**What the exercise asks**
Check the listing below for lines that hold "with". How many are there? Please give only the number.

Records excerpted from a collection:
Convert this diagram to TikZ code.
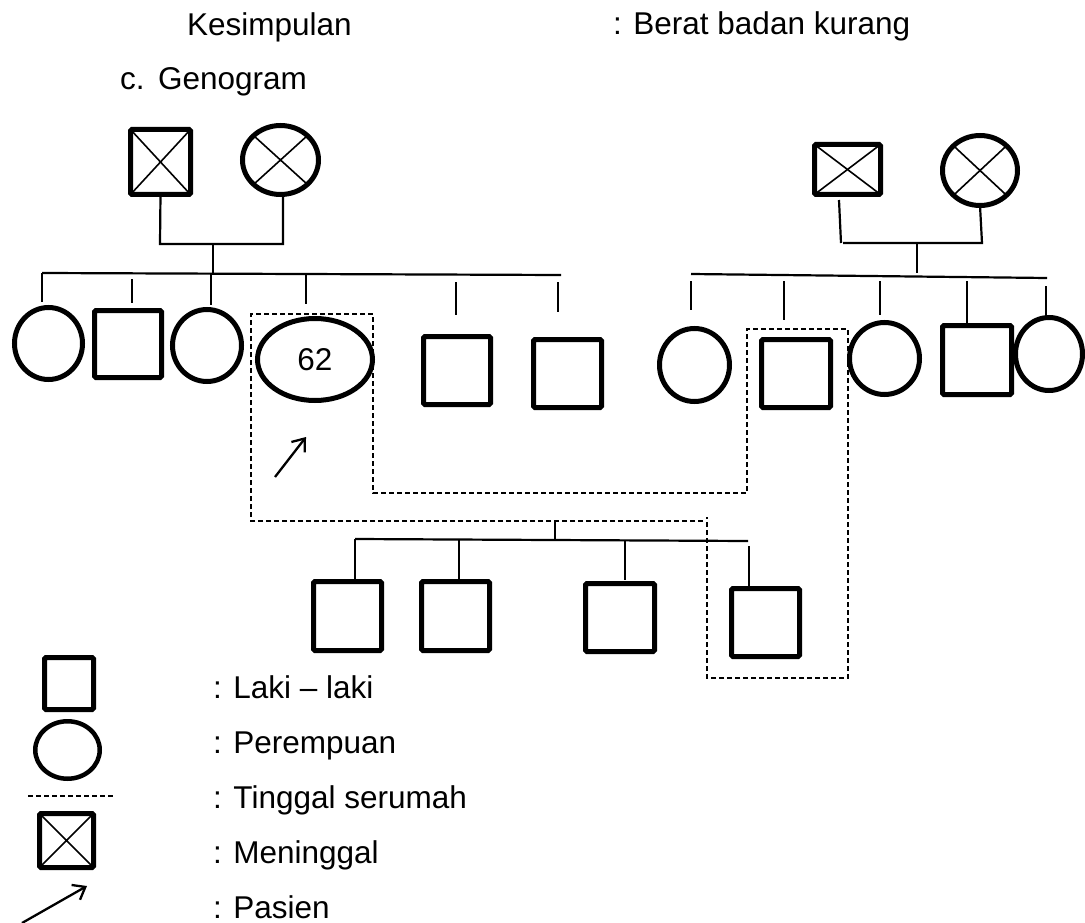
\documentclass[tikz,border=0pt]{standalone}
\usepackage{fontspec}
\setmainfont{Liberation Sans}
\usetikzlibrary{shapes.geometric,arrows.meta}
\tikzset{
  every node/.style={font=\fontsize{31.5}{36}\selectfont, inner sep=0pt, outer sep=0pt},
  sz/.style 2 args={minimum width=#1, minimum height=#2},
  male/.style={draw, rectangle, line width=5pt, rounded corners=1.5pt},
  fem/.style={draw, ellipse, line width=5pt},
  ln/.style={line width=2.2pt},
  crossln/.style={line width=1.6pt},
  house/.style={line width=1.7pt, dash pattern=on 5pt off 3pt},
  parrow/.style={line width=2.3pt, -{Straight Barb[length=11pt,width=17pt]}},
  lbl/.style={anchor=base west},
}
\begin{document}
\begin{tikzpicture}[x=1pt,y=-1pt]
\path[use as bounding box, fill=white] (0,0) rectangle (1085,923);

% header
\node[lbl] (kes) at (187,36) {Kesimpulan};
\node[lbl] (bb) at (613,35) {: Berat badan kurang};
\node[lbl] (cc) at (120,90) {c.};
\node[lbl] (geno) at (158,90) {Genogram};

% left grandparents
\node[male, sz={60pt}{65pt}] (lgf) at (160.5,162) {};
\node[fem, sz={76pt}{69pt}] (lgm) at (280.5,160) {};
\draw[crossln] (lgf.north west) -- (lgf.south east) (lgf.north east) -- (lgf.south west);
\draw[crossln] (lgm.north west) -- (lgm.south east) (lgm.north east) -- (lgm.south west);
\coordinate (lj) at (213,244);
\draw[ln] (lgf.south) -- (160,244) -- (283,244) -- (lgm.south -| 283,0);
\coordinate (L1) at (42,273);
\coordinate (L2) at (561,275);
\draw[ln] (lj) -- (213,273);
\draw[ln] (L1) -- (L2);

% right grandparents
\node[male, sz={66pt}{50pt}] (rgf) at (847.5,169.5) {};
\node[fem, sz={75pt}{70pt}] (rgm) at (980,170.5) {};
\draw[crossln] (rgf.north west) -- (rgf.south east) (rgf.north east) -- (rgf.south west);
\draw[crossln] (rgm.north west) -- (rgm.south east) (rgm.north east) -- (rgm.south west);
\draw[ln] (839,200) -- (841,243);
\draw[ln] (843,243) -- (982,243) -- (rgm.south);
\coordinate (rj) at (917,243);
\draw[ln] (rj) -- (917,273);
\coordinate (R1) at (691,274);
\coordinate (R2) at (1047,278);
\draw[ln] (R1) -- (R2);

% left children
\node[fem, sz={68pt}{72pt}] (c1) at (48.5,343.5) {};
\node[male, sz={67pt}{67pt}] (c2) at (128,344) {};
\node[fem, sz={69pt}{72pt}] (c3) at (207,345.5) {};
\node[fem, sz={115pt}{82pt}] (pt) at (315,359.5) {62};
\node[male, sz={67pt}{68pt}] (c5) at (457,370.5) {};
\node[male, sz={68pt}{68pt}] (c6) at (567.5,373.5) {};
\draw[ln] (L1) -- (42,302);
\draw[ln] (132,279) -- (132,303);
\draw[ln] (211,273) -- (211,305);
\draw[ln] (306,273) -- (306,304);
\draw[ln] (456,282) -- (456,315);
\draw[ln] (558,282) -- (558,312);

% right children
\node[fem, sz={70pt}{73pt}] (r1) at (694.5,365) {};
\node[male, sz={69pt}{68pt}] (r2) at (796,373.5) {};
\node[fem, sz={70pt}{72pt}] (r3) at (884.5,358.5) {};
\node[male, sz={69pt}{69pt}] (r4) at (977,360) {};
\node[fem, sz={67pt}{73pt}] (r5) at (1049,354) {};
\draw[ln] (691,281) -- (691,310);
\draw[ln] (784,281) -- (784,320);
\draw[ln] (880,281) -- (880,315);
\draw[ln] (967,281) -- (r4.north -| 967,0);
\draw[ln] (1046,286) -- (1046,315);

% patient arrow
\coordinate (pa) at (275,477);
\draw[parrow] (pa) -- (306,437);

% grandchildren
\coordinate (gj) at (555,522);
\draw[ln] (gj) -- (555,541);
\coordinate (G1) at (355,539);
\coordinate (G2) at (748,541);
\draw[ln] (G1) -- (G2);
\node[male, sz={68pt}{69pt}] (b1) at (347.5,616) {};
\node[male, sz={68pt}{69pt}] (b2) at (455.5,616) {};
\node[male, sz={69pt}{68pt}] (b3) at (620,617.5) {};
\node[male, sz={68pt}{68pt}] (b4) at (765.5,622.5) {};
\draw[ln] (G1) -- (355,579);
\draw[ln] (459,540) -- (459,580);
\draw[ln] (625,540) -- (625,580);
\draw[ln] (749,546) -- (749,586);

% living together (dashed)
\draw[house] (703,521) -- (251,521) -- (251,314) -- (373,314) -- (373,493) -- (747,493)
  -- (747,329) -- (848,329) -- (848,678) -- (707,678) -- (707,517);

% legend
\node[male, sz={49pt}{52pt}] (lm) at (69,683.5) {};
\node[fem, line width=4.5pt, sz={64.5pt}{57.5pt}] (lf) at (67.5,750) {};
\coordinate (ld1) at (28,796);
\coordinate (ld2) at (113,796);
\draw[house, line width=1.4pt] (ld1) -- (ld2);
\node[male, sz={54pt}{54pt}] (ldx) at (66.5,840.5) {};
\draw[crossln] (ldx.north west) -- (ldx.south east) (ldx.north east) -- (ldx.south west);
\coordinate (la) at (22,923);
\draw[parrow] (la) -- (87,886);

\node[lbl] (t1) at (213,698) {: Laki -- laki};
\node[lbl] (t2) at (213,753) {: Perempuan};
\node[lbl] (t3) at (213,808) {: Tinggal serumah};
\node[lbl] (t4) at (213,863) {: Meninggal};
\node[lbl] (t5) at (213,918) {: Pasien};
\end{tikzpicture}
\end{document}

==

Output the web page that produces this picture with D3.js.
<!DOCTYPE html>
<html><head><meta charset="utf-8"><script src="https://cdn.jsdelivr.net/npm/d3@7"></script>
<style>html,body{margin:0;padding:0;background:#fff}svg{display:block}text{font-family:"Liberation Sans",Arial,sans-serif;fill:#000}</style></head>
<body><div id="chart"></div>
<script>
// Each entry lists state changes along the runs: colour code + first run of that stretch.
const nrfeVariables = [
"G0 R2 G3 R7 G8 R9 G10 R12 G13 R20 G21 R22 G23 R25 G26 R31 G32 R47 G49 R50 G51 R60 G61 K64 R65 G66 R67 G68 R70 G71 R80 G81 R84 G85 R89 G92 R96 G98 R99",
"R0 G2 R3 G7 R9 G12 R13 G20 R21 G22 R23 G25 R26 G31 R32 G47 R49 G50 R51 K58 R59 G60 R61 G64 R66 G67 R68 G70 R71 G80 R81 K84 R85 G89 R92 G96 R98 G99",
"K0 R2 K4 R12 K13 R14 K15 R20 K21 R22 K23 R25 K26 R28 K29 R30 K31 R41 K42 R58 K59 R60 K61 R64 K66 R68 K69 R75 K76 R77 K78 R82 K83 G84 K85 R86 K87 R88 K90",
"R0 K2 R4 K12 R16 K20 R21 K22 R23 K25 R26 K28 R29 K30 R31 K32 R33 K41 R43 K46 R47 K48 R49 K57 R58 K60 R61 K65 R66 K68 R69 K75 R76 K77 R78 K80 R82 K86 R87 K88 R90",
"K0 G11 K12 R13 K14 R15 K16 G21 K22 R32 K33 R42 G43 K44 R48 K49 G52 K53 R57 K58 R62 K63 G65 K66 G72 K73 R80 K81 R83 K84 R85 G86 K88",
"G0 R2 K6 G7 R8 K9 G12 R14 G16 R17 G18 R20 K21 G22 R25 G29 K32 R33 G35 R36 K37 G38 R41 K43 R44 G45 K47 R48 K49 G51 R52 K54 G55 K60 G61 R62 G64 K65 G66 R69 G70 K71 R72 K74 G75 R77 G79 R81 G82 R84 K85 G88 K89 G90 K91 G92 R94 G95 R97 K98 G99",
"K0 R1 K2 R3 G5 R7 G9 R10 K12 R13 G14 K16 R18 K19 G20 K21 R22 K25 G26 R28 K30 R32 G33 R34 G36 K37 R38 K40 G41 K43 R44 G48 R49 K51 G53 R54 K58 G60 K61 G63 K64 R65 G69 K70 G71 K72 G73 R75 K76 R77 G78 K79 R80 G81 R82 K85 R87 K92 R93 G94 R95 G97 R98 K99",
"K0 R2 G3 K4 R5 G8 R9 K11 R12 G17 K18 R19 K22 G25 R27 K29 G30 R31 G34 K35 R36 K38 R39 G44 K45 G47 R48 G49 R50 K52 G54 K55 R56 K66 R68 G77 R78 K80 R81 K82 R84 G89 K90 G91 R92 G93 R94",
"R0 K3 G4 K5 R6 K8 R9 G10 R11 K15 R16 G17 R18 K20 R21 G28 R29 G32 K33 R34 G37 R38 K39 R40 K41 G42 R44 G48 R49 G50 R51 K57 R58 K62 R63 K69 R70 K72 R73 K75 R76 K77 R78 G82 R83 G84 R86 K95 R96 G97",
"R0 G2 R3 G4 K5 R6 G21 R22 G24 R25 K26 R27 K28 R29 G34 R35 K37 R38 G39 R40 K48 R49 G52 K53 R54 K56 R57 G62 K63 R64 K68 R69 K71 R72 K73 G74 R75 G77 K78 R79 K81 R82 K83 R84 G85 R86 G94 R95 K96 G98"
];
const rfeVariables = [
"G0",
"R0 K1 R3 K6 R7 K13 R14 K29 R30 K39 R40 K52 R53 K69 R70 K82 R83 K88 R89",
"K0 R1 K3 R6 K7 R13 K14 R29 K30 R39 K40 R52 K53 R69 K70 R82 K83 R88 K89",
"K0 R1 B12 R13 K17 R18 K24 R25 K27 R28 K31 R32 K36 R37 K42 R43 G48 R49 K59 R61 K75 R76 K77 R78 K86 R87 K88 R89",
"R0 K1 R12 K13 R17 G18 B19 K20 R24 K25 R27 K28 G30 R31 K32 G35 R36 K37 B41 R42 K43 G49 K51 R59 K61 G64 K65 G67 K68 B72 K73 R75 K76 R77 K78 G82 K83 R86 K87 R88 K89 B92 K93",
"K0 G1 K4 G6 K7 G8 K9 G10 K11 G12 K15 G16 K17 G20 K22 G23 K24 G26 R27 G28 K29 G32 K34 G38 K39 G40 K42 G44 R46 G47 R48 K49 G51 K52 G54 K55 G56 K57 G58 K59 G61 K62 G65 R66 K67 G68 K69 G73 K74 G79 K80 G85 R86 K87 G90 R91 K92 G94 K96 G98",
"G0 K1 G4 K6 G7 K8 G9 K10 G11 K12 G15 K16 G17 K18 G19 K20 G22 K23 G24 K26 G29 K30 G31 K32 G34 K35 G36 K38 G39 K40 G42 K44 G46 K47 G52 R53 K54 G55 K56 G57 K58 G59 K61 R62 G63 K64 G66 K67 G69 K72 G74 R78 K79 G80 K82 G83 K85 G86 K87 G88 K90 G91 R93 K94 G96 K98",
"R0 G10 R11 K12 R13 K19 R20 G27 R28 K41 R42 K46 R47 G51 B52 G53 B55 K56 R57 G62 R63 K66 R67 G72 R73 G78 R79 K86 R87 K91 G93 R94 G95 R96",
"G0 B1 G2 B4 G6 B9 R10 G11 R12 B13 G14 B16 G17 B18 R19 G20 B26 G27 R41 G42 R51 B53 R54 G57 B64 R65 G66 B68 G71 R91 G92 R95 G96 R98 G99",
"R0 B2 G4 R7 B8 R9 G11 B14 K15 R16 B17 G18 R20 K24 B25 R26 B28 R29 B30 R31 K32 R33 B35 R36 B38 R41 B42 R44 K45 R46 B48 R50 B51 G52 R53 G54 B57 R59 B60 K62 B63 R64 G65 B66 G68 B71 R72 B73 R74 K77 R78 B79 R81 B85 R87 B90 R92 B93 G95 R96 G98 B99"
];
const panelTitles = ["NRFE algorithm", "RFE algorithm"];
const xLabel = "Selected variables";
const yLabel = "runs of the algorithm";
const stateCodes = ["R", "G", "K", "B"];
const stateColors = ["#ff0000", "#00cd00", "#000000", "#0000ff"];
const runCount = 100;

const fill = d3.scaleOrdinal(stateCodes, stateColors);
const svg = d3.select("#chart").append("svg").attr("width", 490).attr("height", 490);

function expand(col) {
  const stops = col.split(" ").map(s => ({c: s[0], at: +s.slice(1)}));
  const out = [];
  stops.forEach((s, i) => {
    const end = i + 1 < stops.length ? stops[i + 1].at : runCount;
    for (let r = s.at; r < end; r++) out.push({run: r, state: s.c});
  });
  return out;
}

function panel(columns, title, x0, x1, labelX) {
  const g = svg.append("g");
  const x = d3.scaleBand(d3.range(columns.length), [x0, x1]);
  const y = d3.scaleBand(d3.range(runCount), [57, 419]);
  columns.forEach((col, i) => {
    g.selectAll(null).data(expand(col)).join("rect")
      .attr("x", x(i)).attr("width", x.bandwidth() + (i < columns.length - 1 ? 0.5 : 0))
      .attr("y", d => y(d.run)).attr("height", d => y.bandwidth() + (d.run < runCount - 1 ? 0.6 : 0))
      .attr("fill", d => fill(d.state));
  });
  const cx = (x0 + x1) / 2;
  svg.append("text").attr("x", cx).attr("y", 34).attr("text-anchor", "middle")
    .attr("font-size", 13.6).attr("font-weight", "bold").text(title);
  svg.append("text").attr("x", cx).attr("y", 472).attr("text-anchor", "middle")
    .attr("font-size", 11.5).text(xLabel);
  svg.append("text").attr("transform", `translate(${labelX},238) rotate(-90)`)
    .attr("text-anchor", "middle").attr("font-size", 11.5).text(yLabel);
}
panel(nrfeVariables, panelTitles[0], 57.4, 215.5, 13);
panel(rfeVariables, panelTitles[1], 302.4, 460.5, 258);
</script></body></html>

* * *

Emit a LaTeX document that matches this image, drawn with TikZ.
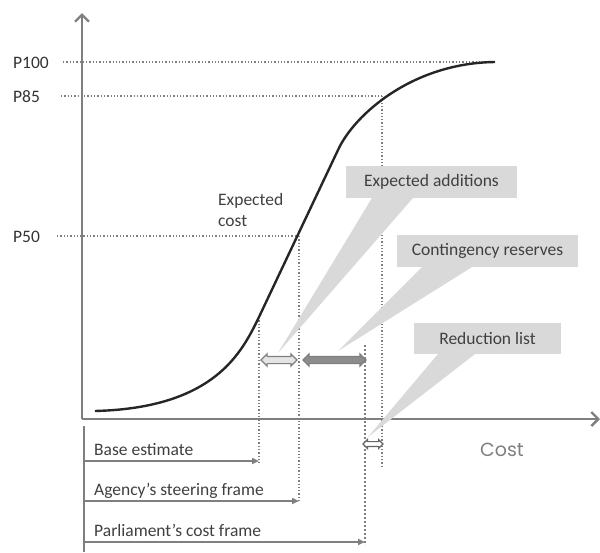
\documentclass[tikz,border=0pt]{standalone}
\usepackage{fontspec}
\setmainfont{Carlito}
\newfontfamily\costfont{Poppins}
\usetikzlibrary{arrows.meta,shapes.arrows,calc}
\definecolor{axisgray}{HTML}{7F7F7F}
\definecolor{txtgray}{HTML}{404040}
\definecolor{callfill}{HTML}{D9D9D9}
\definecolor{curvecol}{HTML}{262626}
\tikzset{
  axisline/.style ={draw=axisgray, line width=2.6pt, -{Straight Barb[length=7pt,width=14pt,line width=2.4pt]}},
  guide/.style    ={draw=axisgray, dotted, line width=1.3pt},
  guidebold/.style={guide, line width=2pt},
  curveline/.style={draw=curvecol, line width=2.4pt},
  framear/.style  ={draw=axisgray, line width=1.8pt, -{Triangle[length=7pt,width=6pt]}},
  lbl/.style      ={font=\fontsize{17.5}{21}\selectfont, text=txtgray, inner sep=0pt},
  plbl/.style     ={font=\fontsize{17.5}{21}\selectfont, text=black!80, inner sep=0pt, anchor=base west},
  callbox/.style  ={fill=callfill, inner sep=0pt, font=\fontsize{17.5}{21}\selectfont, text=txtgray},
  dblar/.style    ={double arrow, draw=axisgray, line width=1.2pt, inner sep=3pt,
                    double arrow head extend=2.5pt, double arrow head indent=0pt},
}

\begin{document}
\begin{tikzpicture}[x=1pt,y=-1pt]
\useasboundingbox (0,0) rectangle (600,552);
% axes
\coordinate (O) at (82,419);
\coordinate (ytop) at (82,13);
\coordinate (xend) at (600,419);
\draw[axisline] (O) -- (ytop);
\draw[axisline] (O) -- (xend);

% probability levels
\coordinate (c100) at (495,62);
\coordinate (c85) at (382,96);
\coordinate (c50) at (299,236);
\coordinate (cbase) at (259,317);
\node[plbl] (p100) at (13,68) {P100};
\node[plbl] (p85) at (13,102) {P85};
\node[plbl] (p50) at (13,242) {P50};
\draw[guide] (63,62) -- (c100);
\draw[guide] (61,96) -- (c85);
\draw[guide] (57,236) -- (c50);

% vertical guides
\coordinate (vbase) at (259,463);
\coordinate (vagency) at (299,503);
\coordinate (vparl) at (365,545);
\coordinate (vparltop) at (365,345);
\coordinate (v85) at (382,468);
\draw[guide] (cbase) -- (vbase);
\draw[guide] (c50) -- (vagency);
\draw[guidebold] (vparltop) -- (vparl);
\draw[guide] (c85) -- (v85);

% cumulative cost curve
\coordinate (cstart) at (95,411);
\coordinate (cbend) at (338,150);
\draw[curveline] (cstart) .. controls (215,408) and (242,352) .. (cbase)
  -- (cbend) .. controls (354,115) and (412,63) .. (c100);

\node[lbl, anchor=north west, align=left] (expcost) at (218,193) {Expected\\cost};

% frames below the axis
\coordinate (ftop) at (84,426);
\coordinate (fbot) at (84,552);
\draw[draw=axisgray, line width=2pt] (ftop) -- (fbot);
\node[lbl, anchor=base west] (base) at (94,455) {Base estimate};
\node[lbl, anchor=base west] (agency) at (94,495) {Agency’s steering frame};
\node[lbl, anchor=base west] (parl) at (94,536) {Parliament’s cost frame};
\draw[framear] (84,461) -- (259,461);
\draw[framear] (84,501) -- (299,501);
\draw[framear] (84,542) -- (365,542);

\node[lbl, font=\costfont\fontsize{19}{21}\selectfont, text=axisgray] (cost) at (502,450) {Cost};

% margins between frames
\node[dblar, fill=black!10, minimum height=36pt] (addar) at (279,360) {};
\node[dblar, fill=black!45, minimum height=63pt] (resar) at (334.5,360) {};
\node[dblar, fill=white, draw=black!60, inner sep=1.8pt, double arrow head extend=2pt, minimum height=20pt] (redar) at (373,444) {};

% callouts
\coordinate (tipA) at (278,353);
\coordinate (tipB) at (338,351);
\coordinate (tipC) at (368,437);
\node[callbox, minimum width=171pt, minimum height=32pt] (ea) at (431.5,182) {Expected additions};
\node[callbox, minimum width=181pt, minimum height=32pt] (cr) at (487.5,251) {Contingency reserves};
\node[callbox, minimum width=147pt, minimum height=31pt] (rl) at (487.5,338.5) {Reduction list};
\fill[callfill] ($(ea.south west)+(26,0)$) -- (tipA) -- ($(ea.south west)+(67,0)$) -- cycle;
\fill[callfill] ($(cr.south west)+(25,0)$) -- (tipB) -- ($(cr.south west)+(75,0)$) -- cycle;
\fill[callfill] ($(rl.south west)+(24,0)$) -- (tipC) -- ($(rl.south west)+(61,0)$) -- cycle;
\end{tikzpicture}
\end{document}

**Written reply**
2